What is being asked:
Reproduce the listing exactly and skip over any pictures.

Dataset excerpt:
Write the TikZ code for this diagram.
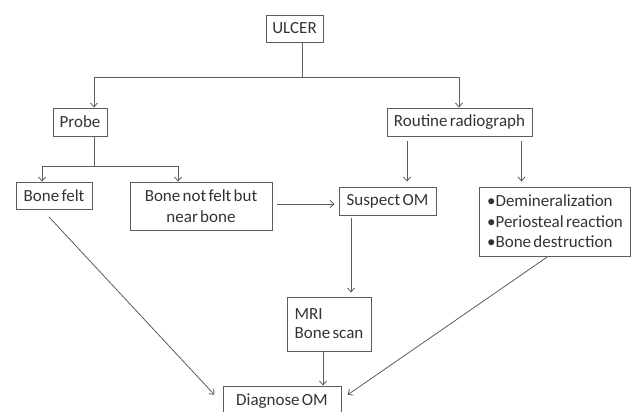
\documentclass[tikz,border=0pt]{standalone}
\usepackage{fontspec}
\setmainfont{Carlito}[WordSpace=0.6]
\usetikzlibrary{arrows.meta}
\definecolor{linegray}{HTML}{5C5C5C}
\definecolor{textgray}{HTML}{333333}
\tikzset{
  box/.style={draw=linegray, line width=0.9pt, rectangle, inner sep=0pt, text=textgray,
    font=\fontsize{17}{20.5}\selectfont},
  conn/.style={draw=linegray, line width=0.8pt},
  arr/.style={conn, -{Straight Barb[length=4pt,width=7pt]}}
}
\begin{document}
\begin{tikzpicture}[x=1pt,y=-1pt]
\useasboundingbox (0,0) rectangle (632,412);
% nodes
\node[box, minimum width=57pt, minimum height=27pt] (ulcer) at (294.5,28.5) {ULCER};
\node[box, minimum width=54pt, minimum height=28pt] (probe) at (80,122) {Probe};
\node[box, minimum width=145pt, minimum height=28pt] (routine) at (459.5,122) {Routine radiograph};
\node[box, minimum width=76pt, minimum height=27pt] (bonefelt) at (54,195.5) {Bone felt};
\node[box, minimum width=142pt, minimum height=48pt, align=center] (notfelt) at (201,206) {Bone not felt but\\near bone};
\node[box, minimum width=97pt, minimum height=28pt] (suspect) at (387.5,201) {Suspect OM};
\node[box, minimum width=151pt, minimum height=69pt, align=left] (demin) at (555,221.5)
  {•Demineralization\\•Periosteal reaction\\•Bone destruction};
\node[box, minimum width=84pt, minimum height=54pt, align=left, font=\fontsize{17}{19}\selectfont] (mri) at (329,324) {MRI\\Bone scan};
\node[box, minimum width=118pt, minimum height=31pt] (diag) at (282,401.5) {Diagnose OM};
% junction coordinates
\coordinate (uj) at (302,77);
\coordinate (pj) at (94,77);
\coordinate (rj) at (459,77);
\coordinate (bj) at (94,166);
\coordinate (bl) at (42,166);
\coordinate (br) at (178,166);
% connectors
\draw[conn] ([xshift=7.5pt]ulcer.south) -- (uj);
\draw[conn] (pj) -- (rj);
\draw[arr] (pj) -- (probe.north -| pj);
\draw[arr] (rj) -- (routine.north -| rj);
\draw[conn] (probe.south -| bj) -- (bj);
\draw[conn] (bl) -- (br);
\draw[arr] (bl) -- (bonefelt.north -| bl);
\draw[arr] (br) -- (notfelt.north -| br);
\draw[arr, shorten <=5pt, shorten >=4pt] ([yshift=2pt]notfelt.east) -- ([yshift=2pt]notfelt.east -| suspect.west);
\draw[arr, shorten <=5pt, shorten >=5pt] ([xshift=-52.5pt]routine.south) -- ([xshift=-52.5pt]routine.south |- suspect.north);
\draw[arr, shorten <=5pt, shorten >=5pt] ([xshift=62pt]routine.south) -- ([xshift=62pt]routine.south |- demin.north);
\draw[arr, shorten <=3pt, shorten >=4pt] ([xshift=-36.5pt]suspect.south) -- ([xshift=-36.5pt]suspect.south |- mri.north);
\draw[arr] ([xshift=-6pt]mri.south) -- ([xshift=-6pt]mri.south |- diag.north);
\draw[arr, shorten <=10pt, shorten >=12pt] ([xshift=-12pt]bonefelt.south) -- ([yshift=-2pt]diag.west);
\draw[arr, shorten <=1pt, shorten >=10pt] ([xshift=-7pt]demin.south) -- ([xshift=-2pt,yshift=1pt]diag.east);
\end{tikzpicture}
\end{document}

Solution for this task:
Write the TikZ code for this diagram.
\documentclass[tikz,border=0pt]{standalone}
\usepackage{fontspec}
\setmainfont{Carlito}[WordSpace=0.6]
\usetikzlibrary{arrows.meta}
\definecolor{linegray}{HTML}{5C5C5C}
\definecolor{textgray}{HTML}{333333}
\tikzset{
  box/.style={draw=linegray, line width=0.9pt, rectangle, inner sep=0pt, text=textgray,
    font=\fontsize{17}{20.5}\selectfont},
  conn/.style={draw=linegray, line width=0.8pt},
  arr/.style={conn, -{Straight Barb[length=4pt,width=7pt]}}
}
\begin{document}
\begin{tikzpicture}[x=1pt,y=-1pt]
\useasboundingbox (0,0) rectangle (632,412);
% nodes
\node[box, minimum width=57pt, minimum height=27pt] (ulcer) at (294.5,28.5) {ULCER};
\node[box, minimum width=54pt, minimum height=28pt] (probe) at (80,122) {Probe};
\node[box, minimum width=145pt, minimum height=28pt] (routine) at (459.5,122) {Routine radiograph};
\node[box, minimum width=76pt, minimum height=27pt] (bonefelt) at (54,195.5) {Bone felt};
\node[box, minimum width=142pt, minimum height=48pt, align=center] (notfelt) at (201,206) {Bone not felt but\\near bone};
\node[box, minimum width=97pt, minimum height=28pt] (suspect) at (387.5,201) {Suspect OM};
\node[box, minimum width=151pt, minimum height=69pt, align=left] (demin) at (555,221.5)
  {•Demineralization\\•Periosteal reaction\\•Bone destruction};
\node[box, minimum width=84pt, minimum height=54pt, align=left, font=\fontsize{17}{19}\selectfont] (mri) at (329,324) {MRI\\Bone scan};
\node[box, minimum width=118pt, minimum height=31pt] (diag) at (282,401.5) {Diagnose OM};
% junction coordinates
\coordinate (uj) at (302,77);
\coordinate (pj) at (94,77);
\coordinate (rj) at (459,77);
\coordinate (bj) at (94,166);
\coordinate (bl) at (42,166);
\coordinate (br) at (178,166);
% connectors
\draw[conn] ([xshift=7.5pt]ulcer.south) -- (uj);
\draw[conn] (pj) -- (rj);
\draw[arr] (pj) -- (probe.north -| pj);
\draw[arr] (rj) -- (routine.north -| rj);
\draw[conn] (probe.south -| bj) -- (bj);
\draw[conn] (bl) -- (br);
\draw[arr] (bl) -- (bonefelt.north -| bl);
\draw[arr] (br) -- (notfelt.north -| br);
\draw[arr, shorten <=5pt, shorten >=4pt] ([yshift=2pt]notfelt.east) -- ([yshift=2pt]notfelt.east -| suspect.west);
\draw[arr, shorten <=5pt, shorten >=5pt] ([xshift=-52.5pt]routine.south) -- ([xshift=-52.5pt]routine.south |- suspect.north);
\draw[arr, shorten <=5pt, shorten >=5pt] ([xshift=62pt]routine.south) -- ([xshift=62pt]routine.south |- demin.north);
\draw[arr, shorten <=3pt, shorten >=4pt] ([xshift=-36.5pt]suspect.south) -- ([xshift=-36.5pt]suspect.south |- mri.north);
\draw[arr] ([xshift=-6pt]mri.south) -- ([xshift=-6pt]mri.south |- diag.north);
\draw[arr, shorten <=10pt, shorten >=12pt] ([xshift=-12pt]bonefelt.south) -- ([yshift=-2pt]diag.west);
\draw[arr, shorten <=1pt, shorten >=10pt] ([xshift=-7pt]demin.south) -- ([xshift=-2pt,yshift=1pt]diag.east);
\end{tikzpicture}
\end{document}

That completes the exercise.